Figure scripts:
** START **

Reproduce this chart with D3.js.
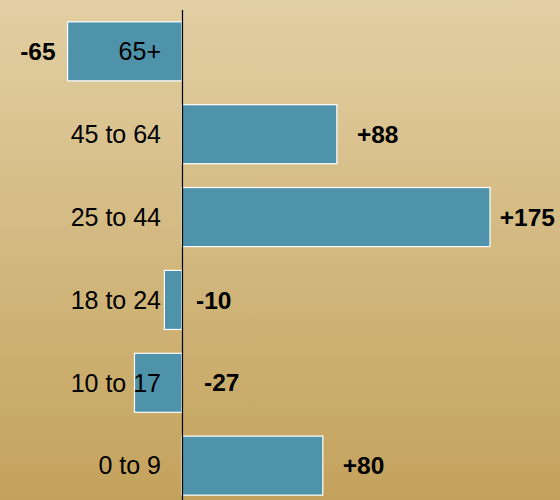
<!DOCTYPE html>
<html><head><meta charset="utf-8">
<script src="https://cdn.jsdelivr.net/npm/d3@7"></script>
<style>html,body{margin:0;padding:0;overflow:hidden;}svg{display:block;}</style>
</head><body>
<script>
const categories = ["65+", "45 to 64", "25 to 44", "18 to 24", "10 to 17", "0 to 9"];
const values = [-65, 88, 175, -10, -27, 80];
const valueLabels = ["-65", "+88", "+175", "-10", "-27", "+80"];

const W = 560, H = 500;
const svg = d3.select("body").append("svg").attr("width", W).attr("height", H);
const defs = svg.append("defs");
const grad = defs.append("linearGradient").attr("id","bg").attr("x1",0).attr("y1",0).attr("x2",0).attr("y2",1);
grad.append("stop").attr("offset","0%").attr("stop-color","#e2cfa3");
grad.append("stop").attr("offset","100%").attr("stop-color","#c3a25c");
svg.append("rect").attr("width",W).attr("height",H).attr("fill","url(#bg)");

const x = d3.scaleLinear().domain([0,175]).range([182,490]);
const y = d3.scaleBand().domain(categories).range([-2,519]).padding(0.2874);
const x0 = x(0);

svg.selectAll("rect.bar").data(categories).enter().append("rect")
  .attr("class","bar")
  .attr("x",(d,i)=>Math.min(x(values[i]),x0))
  .attr("y",d=>y(d))
  .attr("width",(d,i)=>Math.abs(x(values[i])-x0))
  .attr("height",y.bandwidth())
  .attr("fill","#4f93ab")
  .attr("stroke","#ffffff")
  .attr("stroke-width",1.2);

svg.append("line").attr("x1",x0+0.5).attr("x2",x0+0.5).attr("y1",10).attr("y2",H)
  .attr("stroke","#000").attr("stroke-width",1.2);

const font = "'Liberation Sans', Arial, sans-serif";
svg.selectAll("text.cat").data(categories).enter().append("text")
  .attr("class","cat")
  .attr("x",x0-21)
  .attr("y",d=>y(d)+y.bandwidth()/2)
  .attr("dy","0.35em")
  .attr("text-anchor","end")
  .attr("font-family",font).attr("font-size",25)
  .attr("fill","#000")
  .text(d=>d);

// label nudges for small negative values (placed right of axis)
const negNudge = {"18 to 24": 14, "10 to 17": 22};
svg.selectAll("text.val").data(categories).enter().append("text")
  .attr("class","val")
  .attr("y",d=>y(d)+y.bandwidth()/2)
  .attr("dy","0.35em")
  .attr("font-family",font).attr("font-size",24.5).attr("font-weight","bold")
  .attr("fill","#000")
  .each(function(d,i){
    const v = values[i];
    const t = d3.select(this).text(valueLabels[i]);
    if (v >= 0) {
      const w = this.getComputedTextLength();
      const xs = Math.min(x(v)+20, 555 - w);
      t.attr("x", xs).attr("text-anchor","start");
    } else if (negNudge[d] !== undefined) {
      t.attr("x", x0 + negNudge[d]).attr("text-anchor","start");
    } else {
      t.attr("x", x(v) - 12).attr("text-anchor","end");
    }
  });
</script>
</body></html>
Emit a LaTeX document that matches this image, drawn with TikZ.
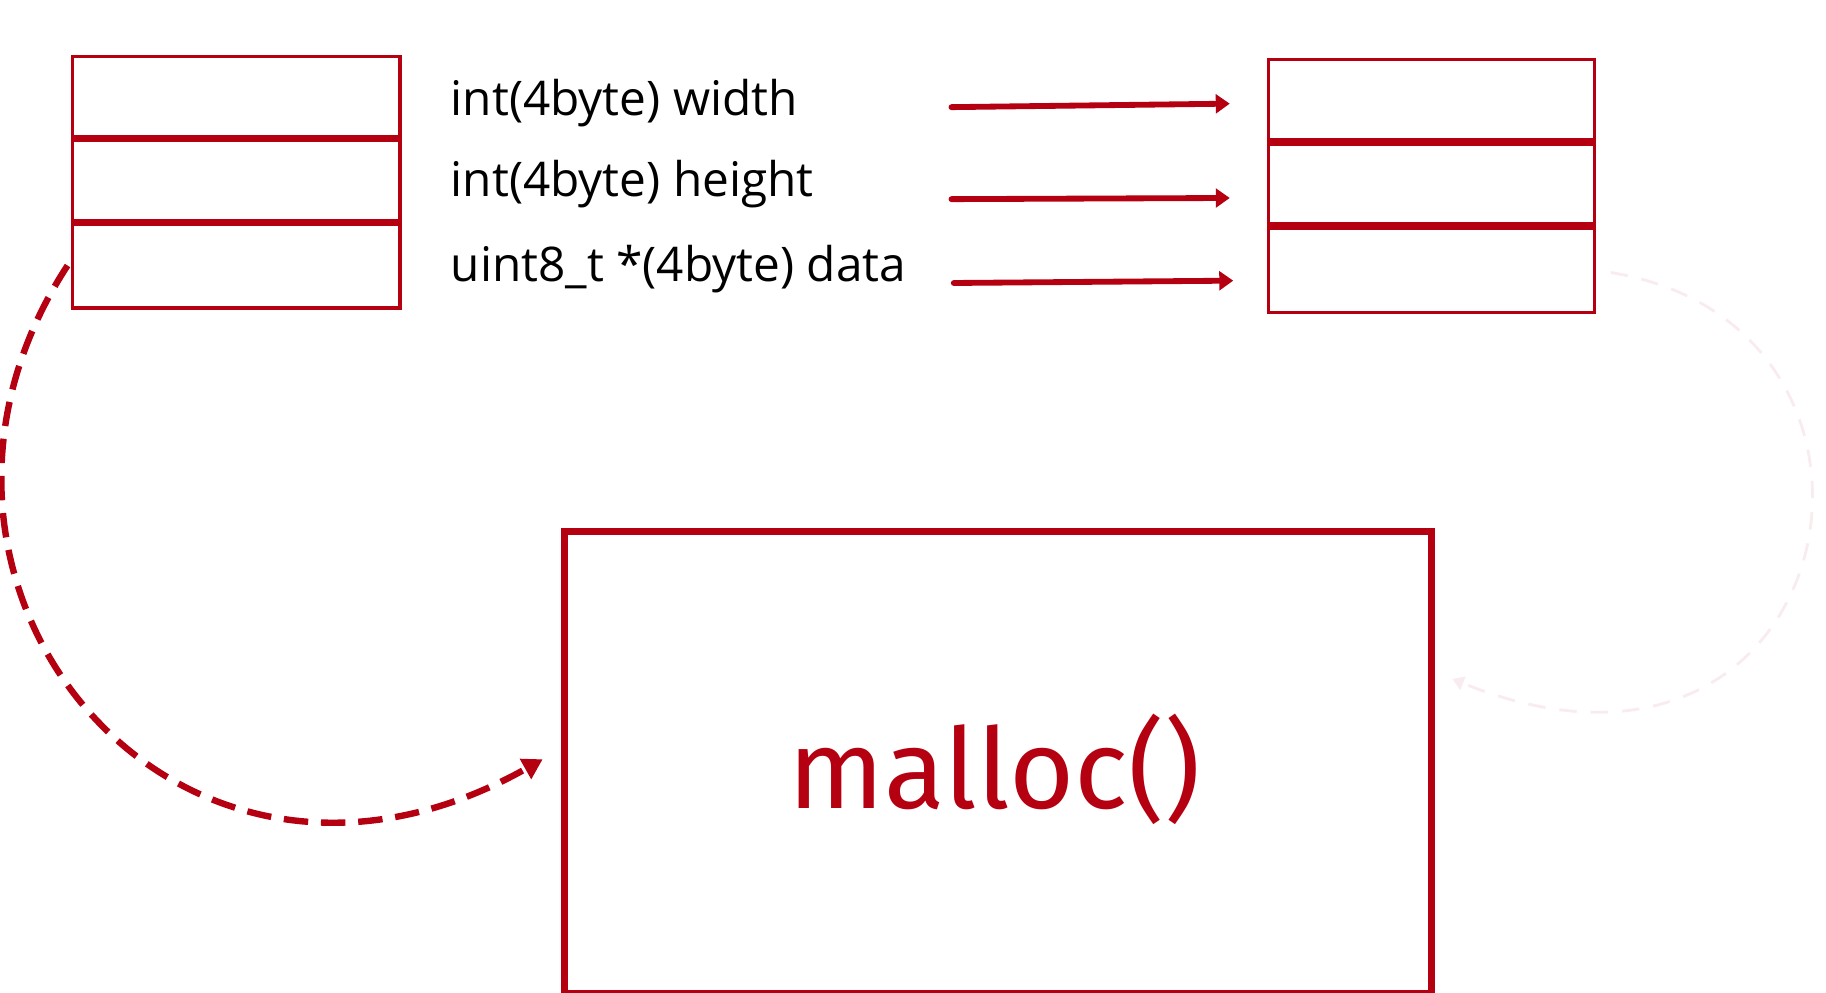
\documentclass[tikz,border=0pt]{standalone}
\usepackage{fontspec}
\setmainfont{Open Sans}
\newfontfamily\mallocfont{Fira Sans}
\usetikzlibrary{arrows.meta}
\definecolor{dred}{RGB}{180,0,16}
\definecolor{faint}{RGB}{249,236,238}
\tikzset{
  stackbox/.style={draw=dred, line width=2.8pt},
  divider/.style={draw=dred, line width=6.5pt},
  bigbox/.style={draw=dred, line width=6pt},
  lbl/.style={anchor=base west, inner sep=0pt, font=\fontsize{41}{46}\selectfont, text=black},
  ptr/.style={draw=dred, line width=5pt, line cap=round, -{Triangle[length=12pt,width=16pt]}},
  dashcurve/.style={draw=dred, line width=5.5pt, dash pattern=on 21pt off 11pt, -{Triangle[length=17pt,width=19pt]}},
  ghostcurve/.style={draw=faint, line width=2.5pt, dash pattern=on 15pt off 12pt, -{Triangle[length=10pt,width=12pt]}}
}
\begin{document}
\begin{tikzpicture}[x=1pt,y=-1pt]
\useasboundingbox (0,0) rectangle (1568,852);
% left stack
\node[stackbox, minimum width=281pt, minimum height=216pt, inner sep=0pt, anchor=north west] (L) at (61,47) {};
\draw[divider] (61,119) -- (342,119);
\draw[divider] (61,191) -- (342,191);
\coordinate (L3) at (58,228);
% right stack
\node[stackbox, minimum width=280pt, minimum height=217pt, inner sep=0pt, anchor=north west] (R) at (1088,50) {};
\draw[divider] (1088,122) -- (1368,122);
\draw[divider] (1088,194) -- (1368,194);
% labels
\node[lbl] (t1) at (387,99) {int(4byte) width};
\node[lbl] (t2) at (387,169) {int(4byte) height};
\node[lbl] (t3) at (387,242) {uint8\_t *(4byte) data};
% arrows
\coordinate (a1s) at (817,92);  \coordinate (a1e) at (1056,89);
\coordinate (a2s) at (817,171); \coordinate (a2e) at (1056,170);
\coordinate (a3s) at (819,243); \coordinate (a3e) at (1059,241);
\draw[ptr] (a1s) -- (a1e);
\draw[ptr] (a2s) -- (a2e);
\draw[ptr] (a3s) -- (a3e);
% malloc box
\node[bigbox, minimum width=744pt, minimum height=397pt, inner sep=0pt, anchor=north west] (M) at (482,453) {};
\node[anchor=base, inner sep=0pt, text=dred, font=\mallocfont\fontsize{96}{106}\selectfont] (mt) at (854,694) {malloc()};
% dashed curve
\coordinate (Mend) at (466,652);
\draw[dashcurve] (L3) .. controls (-120,500) and (150,830) .. (Mend);
% faint curve
\coordinate (Rs) at (1383,234);
\coordinate (Re) at (1247,583);
\draw[ghostcurve] (Rs) .. controls (1668,280) and (1585,720) .. (Re);
\end{tikzpicture}
\end{document}
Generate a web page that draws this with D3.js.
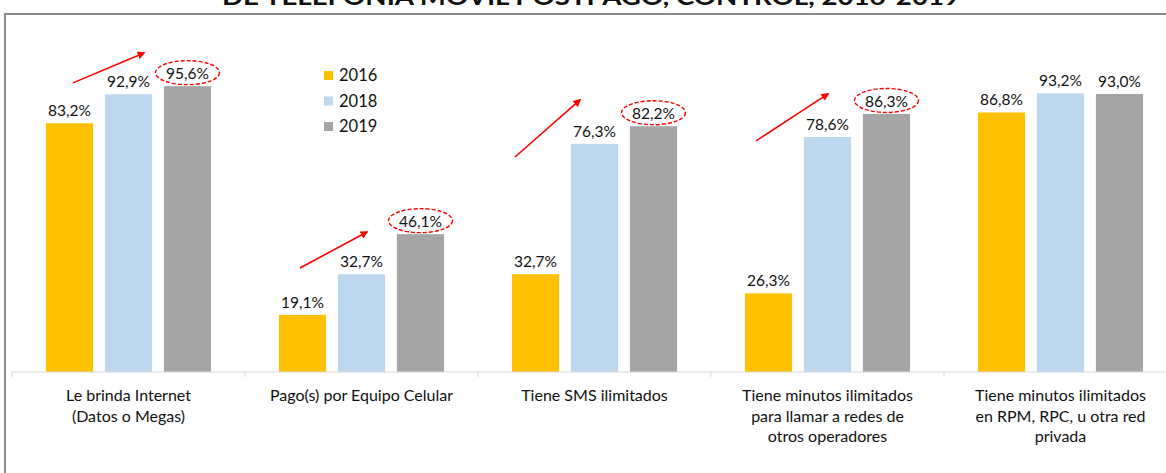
<!DOCTYPE html>
<html>
<head>
<meta charset="utf-8">
<script src="https://cdn.jsdelivr.net/npm/d3@7"></script>
<style>
  html, body { margin: 0; padding: 0; background: #fff; }
  svg { display: block; font-family: Lato, "Open Sans", sans-serif; }
</style>
</head>
<body>
<div id="chart"></div>
<script>
// data
const categories = [
  ["Le brinda Internet", "(Datos o Megas)"],
  ["Pago(s) por Equipo Celular"],
  ["Tiene SMS ilimitados"],
  ["Tiene minutos ilimitados", "para llamar a redes de", "otros operadores"],
  ["Tiene minutos ilimitados", "en RPM, RPC, u otra red", "privada"]
];
const years = ["2016", "2018", "2019"];
const values2016 = [83.2, 19.1, 32.7, 26.3, 86.8];
const values2018 = [92.9, 32.7, 76.3, 78.6, 93.2];
const values2019 = [95.6, 46.1, 82.2, 86.3, 93.0];
const highlighted = [0, 1, 2, 3]; // 2019 labels circled in red
// red arrows: [category, dx start, value start, dx end, value end]
const arrows = [
  [0, 61, 96.7, 132, 106.7],
  [1, 55, 34.8, 122, 46.8],
  [2, 37, 71.9, 102, 91.0],
  [3, 45, 77.3, 117, 93.0]
];
const titleText = "DE TELEFONÍA MÓVIL POSTPAGO, CONTROL, 2016-2019";

const W = 1166, H = 473;
const colors = { "2016": "#FFC000", "2018": "#BDD7EE", "2019": "#A5A5A5" };
const series = { "2016": values2016, "2018": values2018, "2019": values2019 };

const svg = d3.select("#chart").append("svg")
  .attr("width", W).attr("height", H);

// frame
svg.append("rect")
  .attr("x", 5).attr("y", 14)
  .attr("width", W + 20).attr("height", H)
  .attr("fill", "none")
  .attr("stroke", "#8c8c8c")
  .attr("stroke-width", 2);

// title, cut off at the top edge as in the original
svg.append("text")
  .attr("x", 591).attr("y", 5)
  .attr("text-anchor", "middle")
  .attr("font-weight", "bold")
  .attr("font-size", 22)
  .attr("textLength", 738)
  .attr("lengthAdjust", "spacingAndGlyphs")
  .attr("fill", "#111")
  .text(titleText);

const x = d3.scaleBand()
  .domain(d3.range(categories.length))
  .range([12, 12 + 233 * categories.length]);

const xInner = d3.scaleBand()
  .domain(years)
  .range([0, x.bandwidth()])
  .paddingInner(0.2)
  .paddingOuter(0.575);

const y = d3.scaleLinear().domain([0, 100]).range([372, 73]);

const fmt = v => d3.format(".1f")(v).replace(".", ",") + "%";

// bars
const groups = svg.append("g").selectAll("g")
  .data(categories.map((c, i) => i))
  .join("g")
  .attr("transform", i => `translate(${x(i)},0)`);

groups.selectAll("rect")
  .data(i => years.map(yr => ({ yr, v: series[yr][i] })))
  .join("rect")
  .attr("x", d => xInner(d.yr))
  .attr("y", d => y(d.v))
  .attr("width", xInner.bandwidth())
  .attr("height", d => y(0) - y(d.v))
  .attr("fill", d => colors[d.yr]);

groups.selectAll("text.val")
  .data(i => years.map(yr => ({ yr, v: series[yr][i] })))
  .join("text")
  .attr("class", "val")
  .attr("x", d => xInner(d.yr) + xInner.bandwidth() / 2)
  .attr("y", d => y(d.v) - 7)
  .attr("text-anchor", "middle")
  .attr("font-size", 15.5)
  .attr("fill", "#111")
  .text(d => fmt(d.v));

// dashed ellipses round highlighted 2019 labels
svg.append("g").selectAll("ellipse")
  .data(highlighted)
  .join("ellipse")
  .attr("cx", i => x(i) + xInner("2019") + xInner.bandwidth() / 2)
  .attr("cy", i => y(values2019[i]) - 13.5)
  .attr("rx", 32)
  .attr("ry", 12)
  .attr("fill", "none")
  .attr("stroke", "#ff0000")
  .attr("stroke-width", 1.4)
  .attr("stroke-dasharray", "4,2");

// arrows
svg.append("defs").append("marker")
  .attr("id", "head")
  .attr("viewBox", "0 0 10 10")
  .attr("refX", 8).attr("refY", 5)
  .attr("markerWidth", 5).attr("markerHeight", 5)
  .attr("orient", "auto")
  .append("path")
  .attr("d", "M0,0L10,5L0,10z")
  .attr("fill", "#ff0000");

svg.append("g").selectAll("line")
  .data(arrows)
  .join("line")
  .attr("x1", d => x(d[0]) + d[1])
  .attr("y1", d => y(d[2]))
  .attr("x2", d => x(d[0]) + d[3])
  .attr("y2", d => y(d[4]))
  .attr("stroke", "#ff0000")
  .attr("stroke-width", 1.6)
  .attr("marker-end", "url(#head)");

// x axis
const axis = svg.append("g");
axis.append("line")
  .attr("x1", x.range()[0]).attr("x2", W)
  .attr("y1", y(0)).attr("y2", y(0))
  .attr("stroke", "#d9d9d9").attr("stroke-width", 1);

axis.selectAll("line.tick")
  .data(d3.range(categories.length + 1))
  .join("line")
  .attr("class", "tick")
  .attr("x1", i => x.range()[0] + i * x.step())
  .attr("x2", i => x.range()[0] + i * x.step())
  .attr("y1", y(0)).attr("y2", y(0) + 5)
  .attr("stroke", "#d9d9d9");

const labels = axis.selectAll("text.cat")
  .data(categories)
  .join("text")
  .attr("class", "cat")
  .attr("text-anchor", "middle")
  .attr("font-size", 16)
  .attr("fill", "#111");

labels.selectAll("tspan")
  .data((d, i) => d.map((line, k) => ({ line, k, i })))
  .join("tspan")
  .attr("x", d => x(d.i) + x.bandwidth() / 2)
  .attr("y", d => 401 + d.k * 20.5)
  .text(d => d.line);

// legend
const legend = svg.append("g").attr("transform", "translate(324,71)");
legend.selectAll("rect")
  .data(years)
  .join("rect")
  .attr("x", 0)
  .attr("y", (d, i) => i * 25.5)
  .attr("width", 9).attr("height", 9)
  .attr("fill", d => colors[d]);
legend.selectAll("text")
  .data(years)
  .join("text")
  .attr("x", 15)
  .attr("y", (d, i) => i * 25.5 + 10)
  .attr("font-size", 16.5)
  .attr("fill", "#111")
  .text(d => d);
</script>
</body>
</html>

** END **

_Objective:_ Identify the lines of the entries containing the string "with". Copy each such line.

_Reply to the exercise:_
Reproduce this chart with D3.js.
Emit a LaTeX document that matches this image, drawn with TikZ.
Generate a web page that draws this with D3.js.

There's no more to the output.